--- START RECORD SET ---

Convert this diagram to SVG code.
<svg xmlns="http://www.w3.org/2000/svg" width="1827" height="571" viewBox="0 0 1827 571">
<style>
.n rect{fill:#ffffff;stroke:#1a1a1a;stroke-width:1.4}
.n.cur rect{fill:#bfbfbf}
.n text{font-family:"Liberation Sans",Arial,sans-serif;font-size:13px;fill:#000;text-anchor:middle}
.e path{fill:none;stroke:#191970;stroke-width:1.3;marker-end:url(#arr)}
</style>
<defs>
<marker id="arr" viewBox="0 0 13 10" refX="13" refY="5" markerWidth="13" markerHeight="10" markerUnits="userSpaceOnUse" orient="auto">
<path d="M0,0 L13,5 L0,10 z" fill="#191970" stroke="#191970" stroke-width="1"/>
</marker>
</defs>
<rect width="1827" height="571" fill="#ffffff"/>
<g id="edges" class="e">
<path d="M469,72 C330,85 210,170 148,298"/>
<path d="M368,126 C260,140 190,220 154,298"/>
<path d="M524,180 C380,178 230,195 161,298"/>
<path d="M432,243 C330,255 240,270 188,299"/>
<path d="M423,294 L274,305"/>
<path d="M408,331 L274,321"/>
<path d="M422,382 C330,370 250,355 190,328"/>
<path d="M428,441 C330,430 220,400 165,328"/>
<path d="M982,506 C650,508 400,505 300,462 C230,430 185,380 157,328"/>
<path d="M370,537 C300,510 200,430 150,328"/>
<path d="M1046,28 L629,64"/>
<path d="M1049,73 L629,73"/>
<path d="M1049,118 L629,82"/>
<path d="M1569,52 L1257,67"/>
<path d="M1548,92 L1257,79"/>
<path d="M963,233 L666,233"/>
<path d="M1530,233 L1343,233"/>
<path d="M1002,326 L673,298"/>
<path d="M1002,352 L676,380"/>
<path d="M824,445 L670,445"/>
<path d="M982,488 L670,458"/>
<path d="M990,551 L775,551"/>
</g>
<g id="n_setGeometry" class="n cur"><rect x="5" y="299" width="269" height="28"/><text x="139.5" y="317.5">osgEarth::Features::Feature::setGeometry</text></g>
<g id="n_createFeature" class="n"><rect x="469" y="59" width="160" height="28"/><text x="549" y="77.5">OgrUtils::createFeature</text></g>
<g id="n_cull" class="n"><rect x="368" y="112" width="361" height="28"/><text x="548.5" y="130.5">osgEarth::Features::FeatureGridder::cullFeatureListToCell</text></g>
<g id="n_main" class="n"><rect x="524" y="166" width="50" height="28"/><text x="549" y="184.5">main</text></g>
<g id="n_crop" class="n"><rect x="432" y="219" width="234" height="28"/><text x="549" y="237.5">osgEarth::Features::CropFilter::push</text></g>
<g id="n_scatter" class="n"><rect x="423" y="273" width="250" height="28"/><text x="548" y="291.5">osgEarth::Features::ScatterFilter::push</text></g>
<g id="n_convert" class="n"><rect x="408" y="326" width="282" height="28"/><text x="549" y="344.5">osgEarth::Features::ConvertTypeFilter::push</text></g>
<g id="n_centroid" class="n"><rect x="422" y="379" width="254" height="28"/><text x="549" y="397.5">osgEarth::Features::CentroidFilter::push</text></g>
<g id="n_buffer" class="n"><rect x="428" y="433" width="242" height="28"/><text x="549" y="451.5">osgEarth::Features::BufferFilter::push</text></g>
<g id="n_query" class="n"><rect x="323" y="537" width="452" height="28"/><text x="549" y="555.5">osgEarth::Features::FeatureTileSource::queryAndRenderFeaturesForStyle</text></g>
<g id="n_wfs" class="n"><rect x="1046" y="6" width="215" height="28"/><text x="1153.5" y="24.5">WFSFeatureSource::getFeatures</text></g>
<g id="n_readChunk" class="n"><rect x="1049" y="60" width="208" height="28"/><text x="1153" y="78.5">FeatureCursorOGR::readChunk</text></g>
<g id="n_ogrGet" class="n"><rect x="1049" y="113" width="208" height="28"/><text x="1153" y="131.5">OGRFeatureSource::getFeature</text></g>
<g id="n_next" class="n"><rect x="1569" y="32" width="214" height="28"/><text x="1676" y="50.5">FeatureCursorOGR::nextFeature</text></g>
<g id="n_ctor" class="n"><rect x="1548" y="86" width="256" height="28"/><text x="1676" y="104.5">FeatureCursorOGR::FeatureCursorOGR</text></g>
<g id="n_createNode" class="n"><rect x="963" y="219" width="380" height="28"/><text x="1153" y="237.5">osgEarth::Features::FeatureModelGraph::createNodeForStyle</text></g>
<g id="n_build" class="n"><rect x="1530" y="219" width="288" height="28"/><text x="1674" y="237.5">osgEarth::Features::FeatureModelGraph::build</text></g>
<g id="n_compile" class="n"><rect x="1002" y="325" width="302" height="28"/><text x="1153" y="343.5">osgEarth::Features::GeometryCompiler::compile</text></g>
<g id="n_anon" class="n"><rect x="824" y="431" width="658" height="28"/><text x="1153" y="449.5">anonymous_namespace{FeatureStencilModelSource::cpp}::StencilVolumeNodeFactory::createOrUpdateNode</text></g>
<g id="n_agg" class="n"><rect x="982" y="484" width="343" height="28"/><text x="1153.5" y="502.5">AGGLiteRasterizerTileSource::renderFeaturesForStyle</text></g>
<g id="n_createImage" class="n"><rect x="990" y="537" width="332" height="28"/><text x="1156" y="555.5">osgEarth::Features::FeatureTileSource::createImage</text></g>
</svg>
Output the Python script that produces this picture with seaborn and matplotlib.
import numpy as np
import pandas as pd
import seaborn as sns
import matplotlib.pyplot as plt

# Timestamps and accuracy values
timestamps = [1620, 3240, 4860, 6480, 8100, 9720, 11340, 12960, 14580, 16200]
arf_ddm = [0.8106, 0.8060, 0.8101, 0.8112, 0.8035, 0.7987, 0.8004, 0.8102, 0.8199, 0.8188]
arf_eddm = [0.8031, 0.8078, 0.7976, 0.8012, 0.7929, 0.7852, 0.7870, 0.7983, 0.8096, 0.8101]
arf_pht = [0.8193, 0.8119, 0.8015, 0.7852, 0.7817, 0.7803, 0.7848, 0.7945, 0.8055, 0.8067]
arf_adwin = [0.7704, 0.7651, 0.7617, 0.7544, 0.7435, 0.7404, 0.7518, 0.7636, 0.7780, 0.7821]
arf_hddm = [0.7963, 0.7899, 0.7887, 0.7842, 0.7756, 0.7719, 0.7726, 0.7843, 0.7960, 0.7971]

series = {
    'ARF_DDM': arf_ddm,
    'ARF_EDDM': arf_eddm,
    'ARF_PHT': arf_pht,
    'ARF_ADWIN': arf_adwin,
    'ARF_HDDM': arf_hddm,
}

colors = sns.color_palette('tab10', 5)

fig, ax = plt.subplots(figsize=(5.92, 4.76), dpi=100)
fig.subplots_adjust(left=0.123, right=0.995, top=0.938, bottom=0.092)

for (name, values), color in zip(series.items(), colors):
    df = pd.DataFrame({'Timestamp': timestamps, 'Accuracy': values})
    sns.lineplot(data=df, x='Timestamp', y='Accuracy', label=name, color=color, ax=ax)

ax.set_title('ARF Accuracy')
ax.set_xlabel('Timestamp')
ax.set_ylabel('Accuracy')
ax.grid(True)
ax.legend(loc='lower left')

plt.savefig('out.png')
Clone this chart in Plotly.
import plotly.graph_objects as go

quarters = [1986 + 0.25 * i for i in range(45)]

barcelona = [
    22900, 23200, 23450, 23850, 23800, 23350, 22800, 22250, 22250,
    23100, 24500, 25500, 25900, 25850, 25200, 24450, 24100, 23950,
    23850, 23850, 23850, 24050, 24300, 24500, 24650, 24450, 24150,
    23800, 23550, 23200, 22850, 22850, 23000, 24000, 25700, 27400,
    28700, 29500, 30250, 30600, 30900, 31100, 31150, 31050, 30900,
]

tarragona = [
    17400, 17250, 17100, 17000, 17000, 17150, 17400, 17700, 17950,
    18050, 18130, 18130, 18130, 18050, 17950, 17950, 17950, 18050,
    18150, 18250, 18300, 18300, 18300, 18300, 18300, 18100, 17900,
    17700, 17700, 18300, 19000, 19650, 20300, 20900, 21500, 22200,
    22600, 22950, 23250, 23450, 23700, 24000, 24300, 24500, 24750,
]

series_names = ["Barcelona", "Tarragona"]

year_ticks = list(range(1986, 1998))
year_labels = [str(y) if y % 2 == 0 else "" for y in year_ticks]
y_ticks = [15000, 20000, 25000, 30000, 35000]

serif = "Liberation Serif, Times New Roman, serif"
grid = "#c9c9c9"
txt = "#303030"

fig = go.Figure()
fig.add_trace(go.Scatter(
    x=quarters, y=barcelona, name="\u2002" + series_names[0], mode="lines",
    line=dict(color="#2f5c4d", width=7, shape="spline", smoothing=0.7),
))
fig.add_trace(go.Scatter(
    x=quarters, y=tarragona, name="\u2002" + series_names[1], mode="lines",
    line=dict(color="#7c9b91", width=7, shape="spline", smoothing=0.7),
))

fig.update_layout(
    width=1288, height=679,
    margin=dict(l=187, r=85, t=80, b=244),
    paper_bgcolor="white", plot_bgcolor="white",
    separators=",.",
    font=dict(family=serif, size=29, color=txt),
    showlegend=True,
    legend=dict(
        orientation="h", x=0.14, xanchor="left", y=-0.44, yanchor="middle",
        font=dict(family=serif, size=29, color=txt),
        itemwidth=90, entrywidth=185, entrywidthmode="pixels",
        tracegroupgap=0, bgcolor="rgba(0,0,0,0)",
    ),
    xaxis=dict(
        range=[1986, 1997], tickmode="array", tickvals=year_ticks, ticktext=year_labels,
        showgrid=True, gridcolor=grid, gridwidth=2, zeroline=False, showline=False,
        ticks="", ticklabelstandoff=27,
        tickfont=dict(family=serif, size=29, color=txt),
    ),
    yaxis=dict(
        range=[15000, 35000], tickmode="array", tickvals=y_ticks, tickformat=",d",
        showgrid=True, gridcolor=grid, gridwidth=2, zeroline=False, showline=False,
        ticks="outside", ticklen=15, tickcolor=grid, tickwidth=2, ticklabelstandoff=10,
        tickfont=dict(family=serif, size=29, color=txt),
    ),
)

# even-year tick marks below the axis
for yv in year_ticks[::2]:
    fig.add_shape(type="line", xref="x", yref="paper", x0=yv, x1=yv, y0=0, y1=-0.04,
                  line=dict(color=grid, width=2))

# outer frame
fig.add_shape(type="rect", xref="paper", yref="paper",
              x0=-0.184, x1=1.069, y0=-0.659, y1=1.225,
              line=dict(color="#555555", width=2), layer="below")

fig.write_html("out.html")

--- END RECORD SET ---

Only the lines running from the line with "Output the Python" through the line with "import matplotlib.pyplot as plt" should be repeated, exactly and with both ends kept.

- EXPECTED ANSWER
Output the Python script that produces this picture with seaborn and matplotlib.
import numpy as np
import pandas as pd
import seaborn as sns
import matplotlib.pyplot as plt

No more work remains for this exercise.